Given problem: Look for the line containing "Reproduce this chart with matplotlib." and the line containing "ax.set_ylabel('Memory Usage(GB)', fontsize=15, labelpad=1)" in the entries below. Copy those two and all lines between them exactly, leaving out pictures.

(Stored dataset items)
════════
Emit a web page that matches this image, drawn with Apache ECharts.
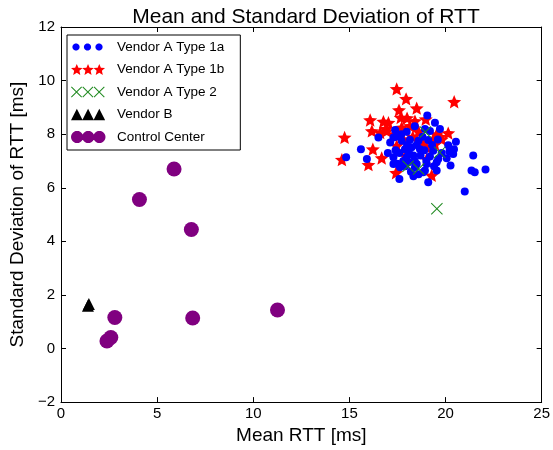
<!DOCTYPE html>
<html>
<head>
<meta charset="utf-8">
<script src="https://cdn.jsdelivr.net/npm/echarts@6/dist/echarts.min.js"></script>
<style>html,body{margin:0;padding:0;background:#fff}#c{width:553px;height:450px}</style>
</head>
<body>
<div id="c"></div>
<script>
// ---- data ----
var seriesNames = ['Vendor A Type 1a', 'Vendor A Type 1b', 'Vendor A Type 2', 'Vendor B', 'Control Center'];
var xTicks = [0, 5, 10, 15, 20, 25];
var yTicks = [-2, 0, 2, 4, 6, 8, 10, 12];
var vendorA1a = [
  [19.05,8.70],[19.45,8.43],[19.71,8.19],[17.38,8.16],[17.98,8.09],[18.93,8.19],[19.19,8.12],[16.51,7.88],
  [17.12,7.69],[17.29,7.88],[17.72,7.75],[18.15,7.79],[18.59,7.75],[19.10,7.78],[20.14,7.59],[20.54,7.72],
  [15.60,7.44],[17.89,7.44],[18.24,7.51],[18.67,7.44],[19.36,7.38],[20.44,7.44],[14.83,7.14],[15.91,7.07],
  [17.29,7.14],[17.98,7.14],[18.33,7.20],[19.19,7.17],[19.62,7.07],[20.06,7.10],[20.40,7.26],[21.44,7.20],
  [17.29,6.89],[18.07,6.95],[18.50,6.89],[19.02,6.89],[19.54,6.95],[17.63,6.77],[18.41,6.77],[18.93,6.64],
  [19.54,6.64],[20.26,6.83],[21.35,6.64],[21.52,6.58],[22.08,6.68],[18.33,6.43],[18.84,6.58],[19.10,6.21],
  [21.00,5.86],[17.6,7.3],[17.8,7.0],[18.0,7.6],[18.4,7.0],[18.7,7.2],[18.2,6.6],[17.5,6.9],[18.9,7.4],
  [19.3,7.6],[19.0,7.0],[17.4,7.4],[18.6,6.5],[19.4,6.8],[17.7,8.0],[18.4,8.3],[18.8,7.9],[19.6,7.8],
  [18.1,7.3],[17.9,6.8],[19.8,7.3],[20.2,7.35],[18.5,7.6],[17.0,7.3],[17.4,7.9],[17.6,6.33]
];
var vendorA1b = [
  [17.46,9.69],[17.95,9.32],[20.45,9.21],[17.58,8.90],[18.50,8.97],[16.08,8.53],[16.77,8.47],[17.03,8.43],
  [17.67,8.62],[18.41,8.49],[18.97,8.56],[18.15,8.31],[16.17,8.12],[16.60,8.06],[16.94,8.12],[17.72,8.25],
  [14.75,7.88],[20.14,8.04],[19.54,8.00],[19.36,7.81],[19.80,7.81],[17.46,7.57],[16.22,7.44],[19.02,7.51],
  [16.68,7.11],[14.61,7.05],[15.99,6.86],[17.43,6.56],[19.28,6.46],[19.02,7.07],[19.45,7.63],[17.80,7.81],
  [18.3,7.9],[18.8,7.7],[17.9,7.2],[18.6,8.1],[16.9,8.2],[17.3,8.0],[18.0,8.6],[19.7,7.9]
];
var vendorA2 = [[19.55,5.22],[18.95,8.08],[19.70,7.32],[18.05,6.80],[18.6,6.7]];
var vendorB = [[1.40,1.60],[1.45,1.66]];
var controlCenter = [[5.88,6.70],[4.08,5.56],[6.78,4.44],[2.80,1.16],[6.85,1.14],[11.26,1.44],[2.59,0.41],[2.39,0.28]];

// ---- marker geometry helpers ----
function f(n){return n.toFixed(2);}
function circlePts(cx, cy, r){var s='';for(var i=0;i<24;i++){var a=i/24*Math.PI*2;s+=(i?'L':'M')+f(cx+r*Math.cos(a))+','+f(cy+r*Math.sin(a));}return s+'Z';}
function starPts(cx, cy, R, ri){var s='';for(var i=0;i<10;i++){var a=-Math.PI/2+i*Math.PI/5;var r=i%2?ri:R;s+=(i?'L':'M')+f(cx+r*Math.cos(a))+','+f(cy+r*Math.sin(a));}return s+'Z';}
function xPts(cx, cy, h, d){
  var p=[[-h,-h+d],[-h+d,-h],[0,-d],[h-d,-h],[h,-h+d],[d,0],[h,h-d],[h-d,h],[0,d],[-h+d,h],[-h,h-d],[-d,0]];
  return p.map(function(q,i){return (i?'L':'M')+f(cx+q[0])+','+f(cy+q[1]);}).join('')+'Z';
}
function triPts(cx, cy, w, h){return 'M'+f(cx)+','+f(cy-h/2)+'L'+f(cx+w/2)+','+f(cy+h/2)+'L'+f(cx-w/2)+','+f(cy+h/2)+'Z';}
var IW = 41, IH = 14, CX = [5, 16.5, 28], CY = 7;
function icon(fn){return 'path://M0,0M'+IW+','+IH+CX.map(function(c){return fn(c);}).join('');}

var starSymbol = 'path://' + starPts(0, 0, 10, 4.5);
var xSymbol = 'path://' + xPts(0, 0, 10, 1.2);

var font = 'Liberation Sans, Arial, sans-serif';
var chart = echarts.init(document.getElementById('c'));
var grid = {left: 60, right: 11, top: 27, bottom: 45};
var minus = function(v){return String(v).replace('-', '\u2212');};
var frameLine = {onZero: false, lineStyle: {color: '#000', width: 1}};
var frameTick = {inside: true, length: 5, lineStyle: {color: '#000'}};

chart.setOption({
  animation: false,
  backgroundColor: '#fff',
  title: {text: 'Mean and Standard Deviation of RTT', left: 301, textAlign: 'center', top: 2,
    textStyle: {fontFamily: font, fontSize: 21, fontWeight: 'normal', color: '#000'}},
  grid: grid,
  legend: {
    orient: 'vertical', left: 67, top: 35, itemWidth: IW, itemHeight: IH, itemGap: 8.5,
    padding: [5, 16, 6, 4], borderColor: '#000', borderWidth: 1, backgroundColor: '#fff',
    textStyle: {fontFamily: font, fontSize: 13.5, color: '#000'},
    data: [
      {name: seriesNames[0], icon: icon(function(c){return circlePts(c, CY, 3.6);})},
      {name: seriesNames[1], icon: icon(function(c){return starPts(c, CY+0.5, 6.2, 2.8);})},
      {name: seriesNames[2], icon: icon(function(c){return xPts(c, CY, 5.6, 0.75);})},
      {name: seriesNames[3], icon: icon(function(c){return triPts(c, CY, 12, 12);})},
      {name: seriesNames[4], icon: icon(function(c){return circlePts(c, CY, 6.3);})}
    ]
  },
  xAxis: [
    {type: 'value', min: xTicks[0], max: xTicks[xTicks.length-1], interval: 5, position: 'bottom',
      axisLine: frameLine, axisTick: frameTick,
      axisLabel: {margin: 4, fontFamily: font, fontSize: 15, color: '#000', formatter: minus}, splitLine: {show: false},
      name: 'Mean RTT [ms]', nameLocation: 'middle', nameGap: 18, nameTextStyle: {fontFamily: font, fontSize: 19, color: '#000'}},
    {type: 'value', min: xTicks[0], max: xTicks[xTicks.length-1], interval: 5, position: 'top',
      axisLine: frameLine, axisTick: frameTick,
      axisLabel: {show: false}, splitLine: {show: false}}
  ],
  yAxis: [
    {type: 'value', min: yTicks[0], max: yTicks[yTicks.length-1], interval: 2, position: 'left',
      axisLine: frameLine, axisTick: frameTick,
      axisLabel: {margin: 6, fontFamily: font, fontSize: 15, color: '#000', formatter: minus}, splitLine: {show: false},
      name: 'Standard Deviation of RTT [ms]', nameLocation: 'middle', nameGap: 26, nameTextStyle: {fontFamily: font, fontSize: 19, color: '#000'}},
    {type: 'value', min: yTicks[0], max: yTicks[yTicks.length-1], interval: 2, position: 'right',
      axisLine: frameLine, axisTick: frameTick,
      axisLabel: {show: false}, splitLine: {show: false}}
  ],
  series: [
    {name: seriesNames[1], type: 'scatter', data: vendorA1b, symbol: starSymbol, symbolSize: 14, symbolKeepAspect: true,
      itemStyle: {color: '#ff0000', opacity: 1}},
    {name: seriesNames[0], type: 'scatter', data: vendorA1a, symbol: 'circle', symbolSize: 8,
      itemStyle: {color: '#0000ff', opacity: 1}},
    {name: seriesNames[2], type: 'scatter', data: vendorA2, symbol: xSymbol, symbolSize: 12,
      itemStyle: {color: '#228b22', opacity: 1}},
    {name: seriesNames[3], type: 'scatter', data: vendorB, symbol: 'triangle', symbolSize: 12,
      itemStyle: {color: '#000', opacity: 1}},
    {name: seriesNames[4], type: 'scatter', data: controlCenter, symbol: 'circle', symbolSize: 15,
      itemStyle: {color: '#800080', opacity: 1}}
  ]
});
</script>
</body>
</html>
════════
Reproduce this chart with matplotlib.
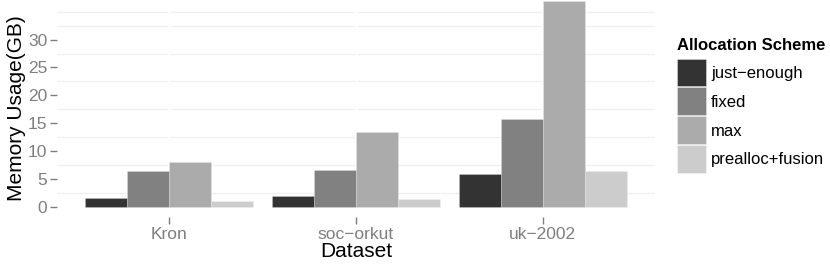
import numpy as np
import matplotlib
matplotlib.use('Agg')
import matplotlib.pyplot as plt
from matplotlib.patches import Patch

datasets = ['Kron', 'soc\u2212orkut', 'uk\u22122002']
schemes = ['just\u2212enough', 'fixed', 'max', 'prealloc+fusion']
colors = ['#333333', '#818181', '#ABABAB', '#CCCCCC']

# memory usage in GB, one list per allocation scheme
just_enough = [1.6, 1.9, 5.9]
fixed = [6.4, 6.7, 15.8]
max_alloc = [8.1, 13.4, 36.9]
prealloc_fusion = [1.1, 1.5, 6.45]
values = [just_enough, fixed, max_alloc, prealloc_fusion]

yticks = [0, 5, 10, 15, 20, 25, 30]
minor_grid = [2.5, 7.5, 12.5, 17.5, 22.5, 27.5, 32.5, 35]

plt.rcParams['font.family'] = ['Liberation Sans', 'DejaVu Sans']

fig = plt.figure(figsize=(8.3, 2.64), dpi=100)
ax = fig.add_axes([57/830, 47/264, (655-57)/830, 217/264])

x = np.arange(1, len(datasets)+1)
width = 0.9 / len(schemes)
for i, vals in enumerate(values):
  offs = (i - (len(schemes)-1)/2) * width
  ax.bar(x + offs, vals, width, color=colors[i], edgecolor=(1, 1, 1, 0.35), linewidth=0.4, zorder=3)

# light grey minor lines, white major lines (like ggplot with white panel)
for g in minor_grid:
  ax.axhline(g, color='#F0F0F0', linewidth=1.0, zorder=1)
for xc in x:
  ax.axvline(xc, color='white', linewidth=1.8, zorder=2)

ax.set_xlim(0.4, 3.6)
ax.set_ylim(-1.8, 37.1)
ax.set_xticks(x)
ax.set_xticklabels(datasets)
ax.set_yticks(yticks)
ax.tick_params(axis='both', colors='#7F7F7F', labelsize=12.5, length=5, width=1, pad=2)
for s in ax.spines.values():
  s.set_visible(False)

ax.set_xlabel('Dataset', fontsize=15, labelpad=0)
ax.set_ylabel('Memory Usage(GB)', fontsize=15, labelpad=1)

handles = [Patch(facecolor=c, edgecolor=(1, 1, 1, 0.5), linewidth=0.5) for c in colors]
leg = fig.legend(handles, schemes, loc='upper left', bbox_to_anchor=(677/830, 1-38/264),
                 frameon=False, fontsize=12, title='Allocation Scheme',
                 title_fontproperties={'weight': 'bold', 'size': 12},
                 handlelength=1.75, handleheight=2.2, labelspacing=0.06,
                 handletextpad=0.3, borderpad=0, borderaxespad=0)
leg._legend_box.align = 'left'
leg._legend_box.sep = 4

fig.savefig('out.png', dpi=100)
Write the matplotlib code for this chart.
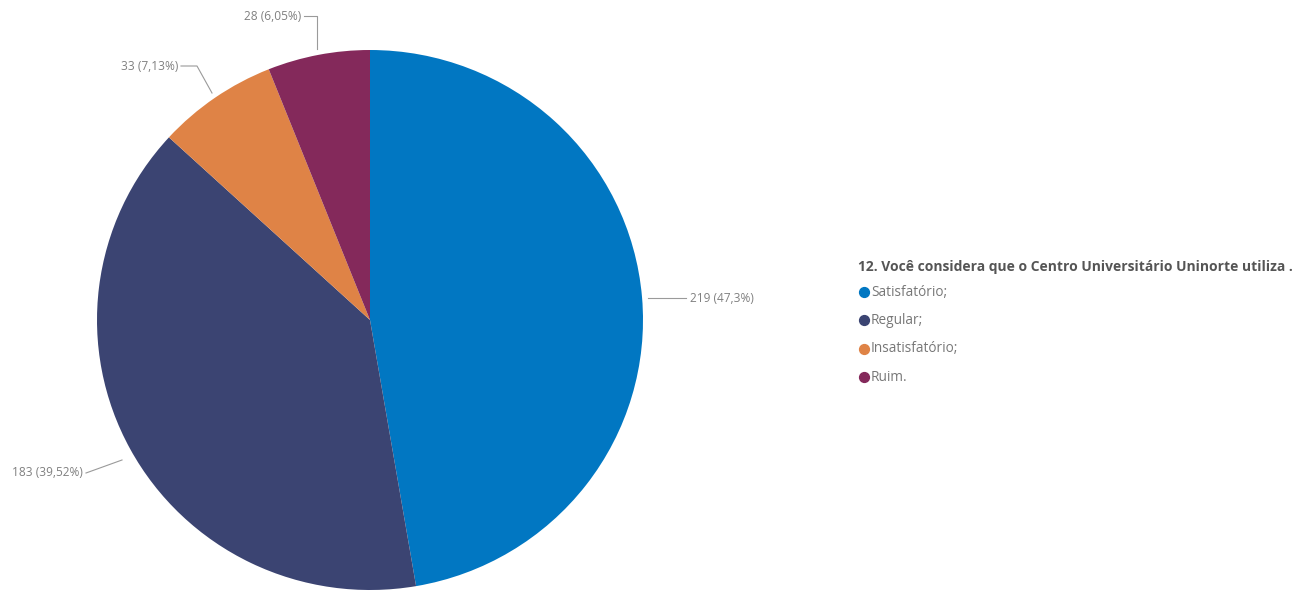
════════
Solution for this task:
Reproduce this chart with matplotlib.
import numpy as np
import matplotlib
matplotlib.use('Agg')
import matplotlib.pyplot as plt
from matplotlib.patches import Patch

datasets = ['Kron', 'soc\u2212orkut', 'uk\u22122002']
schemes = ['just\u2212enough', 'fixed', 'max', 'prealloc+fusion']
colors = ['#333333', '#818181', '#ABABAB', '#CCCCCC']

# memory usage in GB, one list per allocation scheme
just_enough = [1.6, 1.9, 5.9]
fixed = [6.4, 6.7, 15.8]
max_alloc = [8.1, 13.4, 36.9]
prealloc_fusion = [1.1, 1.5, 6.45]
values = [just_enough, fixed, max_alloc, prealloc_fusion]

yticks = [0, 5, 10, 15, 20, 25, 30]
minor_grid = [2.5, 7.5, 12.5, 17.5, 22.5, 27.5, 32.5, 35]

plt.rcParams['font.family'] = ['Liberation Sans', 'DejaVu Sans']

fig = plt.figure(figsize=(8.3, 2.64), dpi=100)
ax = fig.add_axes([57/830, 47/264, (655-57)/830, 217/264])

x = np.arange(1, len(datasets)+1)
width = 0.9 / len(schemes)
for i, vals in enumerate(values):
  offs = (i - (len(schemes)-1)/2) * width
  ax.bar(x + offs, vals, width, color=colors[i], edgecolor=(1, 1, 1, 0.35), linewidth=0.4, zorder=3)

# light grey minor lines, white major lines (like ggplot with white panel)
for g in minor_grid:
  ax.axhline(g, color='#F0F0F0', linewidth=1.0, zorder=1)
for xc in x:
  ax.axvline(xc, color='white', linewidth=1.8, zorder=2)

ax.set_xlim(0.4, 3.6)
ax.set_ylim(-1.8, 37.1)
ax.set_xticks(x)
ax.set_xticklabels(datasets)
ax.set_yticks(yticks)
ax.tick_params(axis='both', colors='#7F7F7F', labelsize=12.5, length=5, width=1, pad=2)
for s in ax.spines.values():
  s.set_visible(False)

ax.set_xlabel('Dataset', fontsize=15, labelpad=0)
ax.set_ylabel('Memory Usage(GB)', fontsize=15, labelpad=1)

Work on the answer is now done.